Put another way, the impulse response alone is enough to completely characterize a convolutional filter: no other information is necessary.

3.3.3. Finite impulse response (FIR)#

You may have heard the term finite impulse response (FIR) and wondered what it meant. In plain terms, an FIR filter is any filter whose impulse response goes to 0 and stays there after some finite number of samples. In general, this critical number of samples is a property of the filter in question, and will vary from one filter to the next.

In the case of convolutional filters, \(g(x) = h*x\) (for some finite sequence \(h\) of length \(K\)), the impulse response must go to 0 after \(K\) samples. This is because any output sample after that point will depend only on the trailing zeros in the impulse.

In short, convolutional filters have a finite impulse response.

In later chapters, we’ll see examples of other kinds of filters which use feedback to achieve an infinite impulse response (IIR). But for now, there’s still much more to explore with convolutional filters.

3.3.4. Room impulse response#

Beyond digital filters, you can also think about impulse responses of physical environments. Imagine placing a sound source and a microphone in a room, and for now, let’s assume that the room’s walls have perfectly (acoustically) reflective surfaces.

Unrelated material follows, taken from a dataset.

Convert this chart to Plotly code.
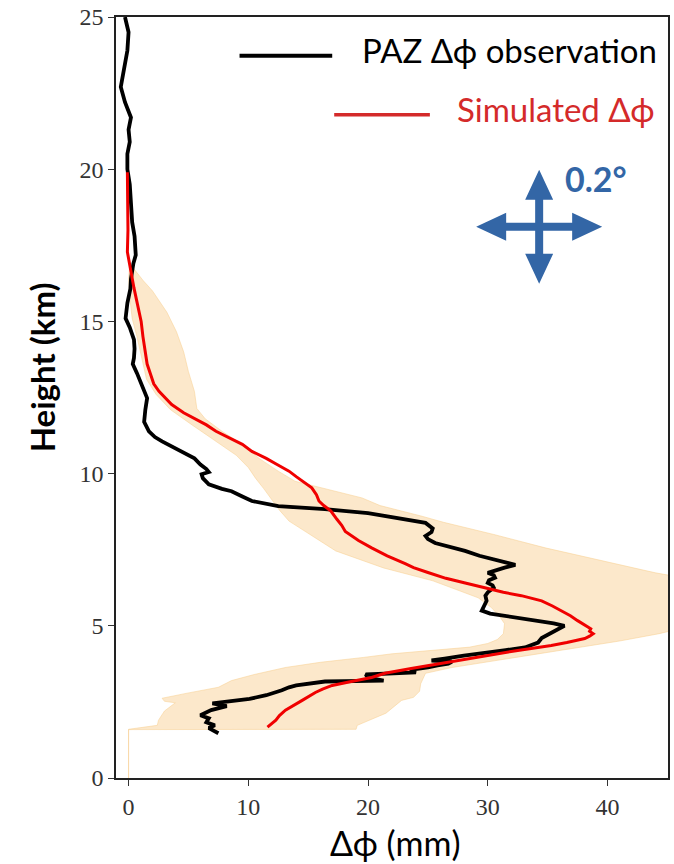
import plotly.graph_objects as go

# PAZ observed differential phase profile: height (km), delta-phi (mm)
obs_height = [25.0, 24.5, 23.9, 23.3, 22.7, 22.2, 21.7, 21.3, 20.9, 20.5, 20.0, 19.5, 19.0, 18.6,
              18.26, 17.8, 17.4, 17.18, 16.9, 16.7, 16.4, 16.07, 15.6, 15.1, 14.8, 14.4, 14.1, 13.8,
              13.6, 13.3, 12.9, 12.7, 12.48, 12.1, 11.7, 11.39, 11.2, 11.06, 10.9, 10.73, 10.5, 10.3,
              10.15, 10.05, 9.98, 9.85, 9.65, 9.5, 9.42, 9.25, 9.1, 8.93, 8.83, 8.7, 8.6, 8.45, 8.38,
              8.2, 8.08, 7.95, 7.85, 7.72, 7.6, 7.46, 7.3, 7.2, 7.1, 7.0, 6.91, 6.8, 6.74, 6.66, 6.58,
              6.5, 6.41, 6.33, 6.25, 6.1, 5.99, 5.82, 5.66, 5.5, 5.4, 5.33, 5.25, 5.17, 5.08, 5.0, 4.9,
              4.75, 4.6, 4.45, 4.29, 4.2, 4.12, 4.02, 3.92, 3.86, 3.82, 3.76, 3.7, 3.63, 3.55, 3.47,
              3.4, 3.3, 3.2, 3.17, 3.04, 2.98, 2.88, 2.72, 2.6, 2.45, 2.36, 2.23, 2.06, 1.96, 1.83,
              1.73, 1.64, 1.47]
obs_dphi = [-0.3, 0.0, -0.1, -0.4, -0.65, -0.3, 0.2, 0.0, 0.1, -0.1, -0.1, 0.1, 0.2, 0.3,
            0.3, 0.5, 0.6, 0.6, 0.4, 0.3, 0.2, 0.15, -0.1, -0.25, 0.1, 0.45, 0.5, 0.45,
            0.35, 0.7, 1.15, 1.3, 1.55, 1.4, 1.3, 1.7, 2.2, 2.8, 3.6, 4.46, 5.5, 6.0,
            6.5, 6.7, 6.1, 6.2, 6.7, 7.8, 8.6, 9.5, 10.3, 12.5, 16.4, 20.0, 21.5, 24.0, 24.8,
            25.4, 25.3, 24.8, 25.0, 25.6, 26.8, 28.1, 29.3, 30.3, 31.5, 32.3, 31.4, 30.3, 30.0, 30.5, 30.6,
            30.1, 30.0, 30.4, 30.5, 30.0, 29.8, 29.9, 29.7, 29.5, 30.2, 31.4, 32.8, 34.2, 35.5, 36.4, 35.9,
            35.2, 34.5, 34.2, 33.1, 31.5, 29.8, 28.0, 26.4, 25.3, 27.0, 26.7, 25.8, 25.0, 23.5, 24.0,
            19.8, 20.0, 21.3, 16.4, 14.0, 13.4, 12.8, 11.5, 10.1, 7.0, 8.2, 6.9, 6.0, 6.7, 6.5,
            7.2, 6.7, 7.5]

# Simulated differential phase profile
sim_height = [19.9, 19.0, 18.0, 17.28, 16.85, 16.6, 16.1, 15.64, 15.0, 14.5, 14.0, 13.6, 13.25, 12.95,
              12.7, 12.5, 12.27, 12.0, 11.8, 11.6, 11.39, 11.2, 10.96, 10.73, 10.5, 10.3, 10.08, 9.9,
              9.75, 9.53, 9.3, 9.1, 8.95, 8.77, 8.5, 8.3, 8.1, 7.8, 7.56, 7.3, 7.04, 6.91, 6.75, 6.56,
              6.4, 6.25, 6.1, 5.99, 5.82, 5.65, 5.5, 5.33, 5.17, 5.03, 4.9, 4.82, 4.74, 4.66, 4.58,
              4.45, 4.35, 4.19, 4.08, 3.96, 3.86, 3.76, 3.6, 3.44, 3.3, 3.17, 3.04, 2.92, 2.81, 2.55,
              2.4, 2.23, 2.05, 1.9, 1.67]
sim_dphi = [-0.1, -0.05, -0.05, -0.1, 0.1, 0.18, 0.45, 0.7, 1.05, 1.2, 1.37, 1.55, 1.85, 2.1,
            2.54, 3.0, 3.6, 4.6, 5.6, 6.5, 7.3, 8.3, 9.5, 10.3, 11.5, 12.4, 13.4, 14.0,
            14.5, 15.3, 15.7, 15.9, 16.3, 16.9, 17.4, 17.8, 18.1, 19.2, 20.3, 21.6, 23.1, 23.8, 25.0, 26.5,
            28.2, 29.8, 31.3, 32.8, 34.5, 35.4, 36.1, 36.9, 37.5, 38.1, 38.6, 38.5, 38.8, 38.5, 38.1,
            36.6, 35.3, 32.5, 30.8, 29.2, 27.5, 25.9, 23.6, 21.4, 20.3, 18.6, 17.0, 16.2, 15.6, 14.5,
            13.8, 13.1, 12.6, 12.3, 11.6]

# Spread of the simulation ensemble: lower and upper bounds
band_low_height = [16.9, 16.4, 15.8, 15.1, 14.5, 14.0, 13.5, 13.1, 12.6, 12.1, 11.6, 11.06, 10.6,
                   10.2, 9.85, 9.5, 9.1, 8.8, 8.44, 8.0, 7.46, 6.9, 6.48, 6.2, 5.92, 5.6, 5.3,
                   5.07, 4.74, 4.55, 4.42, 4.3, 4.19, 4.08, 3.96, 3.8, 3.63, 3.4, 3.2, 2.98, 2.78,
                   2.62, 2.52, 2.47, 2.2, 1.9, 1.73, 1.6, 0.0]
band_low_dphi = [0.1, 0.0, 0.1, 0.3, 0.7, 1.0, 1.25, 1.5, 2.3, 3.5, 5.3, 7.3, 9.0,
                 10.0, 10.6, 11.3, 12.0, 12.6, 13.4, 15.2, 17.3, 21.3, 25.4, 27.3, 29.2, 30.3, 31.0,
                 31.4, 31.3, 30.8, 30.0, 28.5, 25.0, 22.0, 19.6, 16.0, 13.1, 10.5, 8.6, 7.5, 4.8,
                 2.8, 3.0, 3.9, 3.0, 2.5, 2.4, 0.0, 0.0]
band_high_height = [16.9, 16.7, 16.35, 16.0, 15.6, 15.3, 14.66, 14.0, 13.35, 12.7, 12.14, 11.8,
                    11.39, 10.96, 10.5, 10.08, 9.75, 9.5, 9.2, 8.95, 8.6, 8.4, 8.0, 7.56, 7.07,
                    6.74, 6.6, 5.8, 4.9, 4.74, 4.5, 4.29, 3.96, 3.63, 3.44, 3.1, 2.85, 2.65,
                    2.55, 2.13, 1.73, 1.6, 1.59, 0.0]
band_high_dphi = [0.1, 0.46, 1.2, 2.0, 2.7, 3.2, 4.0, 4.6, 5.0, 5.5, 5.7, 6.4,
                  7.8, 9.5, 10.9, 12.5, 13.9, 16.5, 19.5, 21.0, 24.5, 26.3, 30.5, 34.8, 40.3,
                  44.0, 46.0, 46.5, 46.0, 44.3, 41.0, 37.6, 32.2, 27.0, 24.8, 24.4, 24.3, 23.8,
                  22.8, 21.5, 19.1, 19.0, 0.0, 0.0]

y_ticks = [0, 5, 10, 15, 20, 25]
x_ticks = [0, 10, 20, 30, 40]

fig = go.Figure()

# shaded ensemble spread as a closed polygon: down the low edge, back up the high edge
fig.add_trace(go.Scatter(
    x=band_low_dphi + band_high_dphi[::-1],
    y=band_low_height + band_high_height[::-1],
    mode="lines", fill="toself",
    fillcolor="rgba(250,214,160,0.55)",
    line=dict(color="rgba(248,205,140,0.5)", width=1),
    hoverinfo="skip", showlegend=False,
))
fig.add_trace(go.Scatter(
    x=obs_dphi, y=obs_height, mode="lines", name="PAZ Δϕ observation",
    line=dict(color="black", width=3.8), showlegend=False,
))
fig.add_trace(go.Scatter(
    x=sim_dphi, y=sim_height, mode="lines", name="Simulated Δϕ",
    line=dict(color="#f00000", width=3.0), showlegend=False,
))

tick_font = dict(family="Liberation Serif", size=24, color="#333333")
axis_common = dict(
    showline=True, linecolor="#222222", linewidth=1.5, mirror=True,
    ticks="outside", ticklen=6, tickwidth=1.3, tickcolor="#333333",
    showgrid=False, zeroline=False, tickfont=tick_font,
)

fig.update_layout(
    width=674, height=864,
    margin=dict(l=116, r=4, t=14, b=86),
    paper_bgcolor="white", plot_bgcolor="white",
    xaxis=dict(range=[-1.05, 45.05], tickvals=x_ticks, **axis_common),
    yaxis=dict(range=[0, 25], tickvals=y_ticks, **axis_common),
    showlegend=False,
)

label_font = "Lato, Noto Sans, sans-serif"
blue = "#3366a6"
red_text = "#d42a2a"

# axis titles
fig.add_annotation(xref="paper", yref="paper", x=-0.1336, y=0.540, xanchor="center", yanchor="middle",
                   text="Height (km)", textangle=-90, showarrow=False,
                   font=dict(family=label_font, size=33, color="black", weight="bold"))
fig.add_annotation(xref="paper", yref="paper", x=0.507, y=-0.085, xanchor="center", yanchor="middle",
                   text="Δϕ (mm)", showarrow=False,
                   font=dict(family=label_font, size=34, color="black"))

# legend entries, right aligned with their sample lines
fig.add_shape(type="line", xref="paper", yref="paper", x0=0.2238, x1=0.3917, y0=0.949, y1=0.949,
              line=dict(color="black", width=4))
fig.add_annotation(xref="paper", yref="paper", x=0.984, y=0.9565, xanchor="right", yanchor="middle",
                   text="PAZ Δϕ observation", showarrow=False,
                   font=dict(family=label_font, size=33, color="black"))
fig.add_shape(type="line", xref="paper", yref="paper", x0=0.3953, x1=0.5686, y0=0.8717, y1=0.8717,
              line=dict(color=red_text, width=3.5))
fig.add_annotation(xref="paper", yref="paper", x=0.980, y=0.8790, xanchor="right", yanchor="middle",
                   text="Simulated Δϕ", showarrow=False,
                   font=dict(family=label_font, size=33, color=red_text))

# four-way scale arrow with its 0.2 degree label
t, lh, lv, hl, hw = 4, 63, 57, 30, 14
pts = [(0, lv), (hw, lv - hl), (t, lv - hl), (t, t), (lh - hl, t), (lh - hl, hw), (lh, 0),
       (lh - hl, -hw), (lh - hl, -t), (t, -t), (t, -(lv - hl)), (hw, -(lv - hl)), (0, -lv),
       (-hw, -(lv - hl)), (-t, -(lv - hl)), (-t, -t), (-(lh - hl), -t), (-(lh - hl), -hw),
       (-lh, 0), (-(lh - hl), hw), (-(lh - hl), t), (-t, t), (-t, lv - hl), (-hw, lv - hl)]
path = "M " + " L ".join(f"{px},{py}" for px, py in pts) + " Z"
fig.add_shape(type="path", xref="x", yref="y", xsizemode="pixel", ysizemode="pixel",
              xanchor=34.29, yanchor=18.11, path=path,
              fillcolor=blue, line=dict(color=blue, width=0))
fig.add_annotation(xref="x", yref="y", x=36.3, y=19.7, xanchor="left", yanchor="middle", text="0.2°",
                   showarrow=False, font=dict(family=label_font, size=34, color=blue, weight="bold"))

fig.write_html("out.html")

Any sound emanating from the source will then have multiple paths to the microphone: the direct (shortest) path, as well as longer paths that reflect from each wall (or multiple walls). If the sound source produces an ideal impulse, we can observe the impulse arriving at the microphone at different delay times (corresponding to the different paths of arrival). Because each path has different length, the intensity of the sound will diminish for the longer paths corresponding to higher delay times.

This process is illustrated below, for an example where we have two perpendicular walls (and no floor or ceiling, just to keep things simple).

Fig. 3.6 A sound radiating from a source (square) emanating in all directions reflects off surfaces, resulting in multiple paths to a recording device (circle).#

This entire physical process can be thought of as implementing a convolution. Each reflection path corresponds to a different delay \(k\), and the decrease in recorded intensity corresponds to the gain coefficient \(h[k]\) for that path.

Note that the impulse response depends not only of the physical environment, but also the positioning of the sound source and microphone: if you move either (or both) of these, the impulse response will generally change.

The example above is significantly simplified from physical reality in several ways. First, a real room would have three dimensions (floors and ceilings) which can also provide reflective surfaces and increase the number of paths. Second, the surface materials play a large part in how sound is reflected or diffused when colliding with a wall, so the observed delayed signal would not generally be a perfectly scaled copy of the impulse. Third, as mentioned at the beginning of this section, it’s not physically possible to produce an ideal impulse, so what you would actually record at the microphone is the convolution of the room’s impulse response with whatever sound was actually produced by the source. (In practice, non-ideal impulses can also be used, as can other signals such as sinusoidal sweeps, but that’s a bit beyond the scope of this section.)

Despite the limitations of this example, it can still be instructive to think about convolution as a physical process, as it provides mechanisms which implement delay, gain, and mixing in a natural context.

3.3.4.1. What can I do with this?#

Say you were able to perform the above experiment in an environment of your choice, resulting in an impulse response recording \(h\). Remember how earlier in this section, we saw that the impulse response of a convolution \(h*x\) is just \(h\)? This means that if we have \(h\), we can now apply it to any signal \(x\) (not just an impulse), and simulate the effect of hearing it in the environment characterized by \(h\).

The following code example demonstrates this process for a pre-recorded impulse response and input signal.

import numpy as np
from IPython.display import display, Audio

# We'll need soundfile to load waves
import soundfile

# Input signal is a short piano excerpt
# https://freesound.org/people/Piotr123/sounds/511749/
x, fs = soundfile.read('511749__piotr123__jazz-piano-intro-mono.wav')

# Impulse response is from a church: 
# https://freesound.org/s/474296/
h, fs2 = soundfile.read('474296__petherjwag__ir-church-01-mono.wav')

# Check that the sampling rates match
assert fs == fs2

# Convolve the signal with the impulse response
y = np.convolve(x, h)

display('Impulse response')
display(Audio(data=h, rate=fs))
display('Input signal')
display(Audio(data=x, rate=fs))
display('Output signal')
display(Audio(data=y, rate=fs))
'Impulse response'
'Input signal'
'Output signal'

I encourage you to try this out for yourself. If you don’t have the materials necessary to record your own impulse responses, there are plenty of examples available on Freesound.org.